Where one woman’s negatives lie, another man’s positives thrive. Referencing Sid and Nancy, Jean-Luc Godard and Andy Warhol in the same sentence? Oh, I’ll be there with bells on.
The central men of The Living End represent the two poles of gay identity. Jon (Craig Gilmore) is a quiet conservative film critic who just discovered he’s HIV Positive, while Luke (Mike Dytri) is a wild and sexy punk hustler who’s been living with HIV long enough to have a Fuck Life attitude. Jon is morbid and morose while Luke is cynically pissed off. After a run in with a bunch of gay bashers, their rage suddenly has a body count and they Thelma and Louise it into the Great American nowhere.
Originally titled Fuck the World, and proudly/cynically labeled as “An Irresponsible Film by Gregg Araki,” The Living End is one big middle finger to the idea of respectability earning respect. In the early 90s, everybody was getting pissed off including the gays who had been dying off for the better part of a decade. Suddenly gay cinema was releasing pissed off movies like Todd Haynes’ Poison (1991), Bruce LaBruce’s skinhead arthouse porno No Skin Off My Ass (1991), and Tom Kalin’s Swoon (1992), an arthouse retelling of the Leopold and Loeb thrill kill. If society was going to allow us to die off, fuck ’em.

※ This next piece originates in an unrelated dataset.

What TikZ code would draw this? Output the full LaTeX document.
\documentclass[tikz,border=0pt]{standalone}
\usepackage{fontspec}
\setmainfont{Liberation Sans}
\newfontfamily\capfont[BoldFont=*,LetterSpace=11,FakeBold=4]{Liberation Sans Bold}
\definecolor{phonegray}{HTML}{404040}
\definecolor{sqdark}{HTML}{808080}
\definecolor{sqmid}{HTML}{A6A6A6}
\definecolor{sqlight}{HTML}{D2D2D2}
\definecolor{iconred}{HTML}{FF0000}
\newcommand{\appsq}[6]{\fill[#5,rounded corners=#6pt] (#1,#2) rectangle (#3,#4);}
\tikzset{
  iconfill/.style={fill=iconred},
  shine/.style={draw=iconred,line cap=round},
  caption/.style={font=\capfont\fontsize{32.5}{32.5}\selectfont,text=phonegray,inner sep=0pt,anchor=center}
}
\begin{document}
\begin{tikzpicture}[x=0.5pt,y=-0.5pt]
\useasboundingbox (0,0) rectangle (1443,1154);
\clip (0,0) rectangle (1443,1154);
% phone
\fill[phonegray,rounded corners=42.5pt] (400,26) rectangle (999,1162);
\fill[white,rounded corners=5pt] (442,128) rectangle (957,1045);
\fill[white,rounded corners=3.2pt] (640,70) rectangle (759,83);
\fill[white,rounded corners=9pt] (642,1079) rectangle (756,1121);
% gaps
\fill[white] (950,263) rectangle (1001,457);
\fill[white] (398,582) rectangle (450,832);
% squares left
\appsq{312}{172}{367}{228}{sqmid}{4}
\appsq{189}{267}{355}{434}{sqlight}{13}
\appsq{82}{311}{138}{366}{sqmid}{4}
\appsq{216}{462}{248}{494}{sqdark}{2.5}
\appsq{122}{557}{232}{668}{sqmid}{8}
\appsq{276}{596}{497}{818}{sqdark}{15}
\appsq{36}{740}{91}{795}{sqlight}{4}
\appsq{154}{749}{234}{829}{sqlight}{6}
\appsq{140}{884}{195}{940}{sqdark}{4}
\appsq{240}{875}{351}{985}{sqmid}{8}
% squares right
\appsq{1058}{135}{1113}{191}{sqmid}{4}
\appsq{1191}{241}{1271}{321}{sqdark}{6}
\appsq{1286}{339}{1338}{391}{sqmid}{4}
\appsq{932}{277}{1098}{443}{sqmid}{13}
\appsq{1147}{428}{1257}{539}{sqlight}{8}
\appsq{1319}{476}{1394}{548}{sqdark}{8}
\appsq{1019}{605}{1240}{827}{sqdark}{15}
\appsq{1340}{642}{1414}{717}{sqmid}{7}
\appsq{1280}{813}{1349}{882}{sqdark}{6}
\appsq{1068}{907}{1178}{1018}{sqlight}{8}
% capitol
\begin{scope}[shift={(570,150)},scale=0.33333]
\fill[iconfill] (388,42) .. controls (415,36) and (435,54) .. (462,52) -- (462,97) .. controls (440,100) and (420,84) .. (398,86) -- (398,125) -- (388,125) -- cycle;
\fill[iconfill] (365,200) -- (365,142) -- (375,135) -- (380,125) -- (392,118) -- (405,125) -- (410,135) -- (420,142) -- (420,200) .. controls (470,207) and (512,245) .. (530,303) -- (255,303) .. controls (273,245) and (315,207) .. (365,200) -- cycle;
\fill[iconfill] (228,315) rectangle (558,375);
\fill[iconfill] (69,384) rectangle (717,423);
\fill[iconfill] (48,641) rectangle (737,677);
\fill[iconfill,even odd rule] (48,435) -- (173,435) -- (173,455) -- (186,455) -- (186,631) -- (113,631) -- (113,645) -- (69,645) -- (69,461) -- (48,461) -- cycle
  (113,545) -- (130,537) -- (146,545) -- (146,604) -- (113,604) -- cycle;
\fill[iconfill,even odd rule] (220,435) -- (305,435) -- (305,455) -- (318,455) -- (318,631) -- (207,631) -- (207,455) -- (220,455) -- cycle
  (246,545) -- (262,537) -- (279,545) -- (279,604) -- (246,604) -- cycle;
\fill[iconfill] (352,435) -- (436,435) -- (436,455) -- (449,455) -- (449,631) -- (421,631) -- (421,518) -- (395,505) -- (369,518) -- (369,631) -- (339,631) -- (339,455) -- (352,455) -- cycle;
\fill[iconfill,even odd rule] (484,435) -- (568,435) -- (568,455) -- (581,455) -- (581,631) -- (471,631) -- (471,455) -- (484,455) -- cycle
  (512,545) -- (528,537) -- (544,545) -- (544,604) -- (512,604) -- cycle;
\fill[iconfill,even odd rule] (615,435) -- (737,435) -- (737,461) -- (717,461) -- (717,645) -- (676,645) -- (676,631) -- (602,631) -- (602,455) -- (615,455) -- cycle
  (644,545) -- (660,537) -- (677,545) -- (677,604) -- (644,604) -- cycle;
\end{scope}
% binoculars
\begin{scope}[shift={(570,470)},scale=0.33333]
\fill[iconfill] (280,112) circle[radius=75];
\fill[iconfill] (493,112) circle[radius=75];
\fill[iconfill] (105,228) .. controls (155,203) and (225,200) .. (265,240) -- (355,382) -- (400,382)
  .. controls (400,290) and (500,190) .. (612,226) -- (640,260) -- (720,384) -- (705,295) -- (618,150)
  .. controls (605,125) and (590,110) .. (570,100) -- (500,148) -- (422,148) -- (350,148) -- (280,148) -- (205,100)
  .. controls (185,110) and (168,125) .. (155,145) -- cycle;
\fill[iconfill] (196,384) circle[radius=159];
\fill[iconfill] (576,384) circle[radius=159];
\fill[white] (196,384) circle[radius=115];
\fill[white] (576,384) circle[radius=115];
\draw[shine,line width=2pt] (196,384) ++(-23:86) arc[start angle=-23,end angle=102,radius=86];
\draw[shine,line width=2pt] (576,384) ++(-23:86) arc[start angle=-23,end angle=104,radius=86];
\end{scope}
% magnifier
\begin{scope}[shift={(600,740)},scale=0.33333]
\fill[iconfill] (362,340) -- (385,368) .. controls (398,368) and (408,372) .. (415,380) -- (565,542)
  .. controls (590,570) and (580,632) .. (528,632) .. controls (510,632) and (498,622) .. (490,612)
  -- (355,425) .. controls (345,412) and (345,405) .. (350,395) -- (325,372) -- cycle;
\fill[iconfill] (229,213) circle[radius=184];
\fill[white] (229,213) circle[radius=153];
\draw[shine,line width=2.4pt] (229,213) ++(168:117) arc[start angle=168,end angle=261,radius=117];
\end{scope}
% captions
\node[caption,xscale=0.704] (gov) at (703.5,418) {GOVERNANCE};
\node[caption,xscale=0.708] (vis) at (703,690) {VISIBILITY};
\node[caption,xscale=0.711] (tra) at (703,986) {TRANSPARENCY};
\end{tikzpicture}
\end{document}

Araki’s usual fetishes are on full display here: sterile and surreal interiors, expansive exteriors, overstuffed frames, and a soundtrack populated by industrial and shoegaze. Gregg Araki’s first films had a finger on the pulse of pop culture, making movies that fit in the exact moment they were released. The Living End is a full-on display of 1992, just as the kids spurred by the angst movements were questioning their surroundings, so too was Araki questioning the lives of comfort that we build around us. Araki asked an eternal question, “When you have nothing left to live for, what next?”
The Living End is available streaming on Netflix.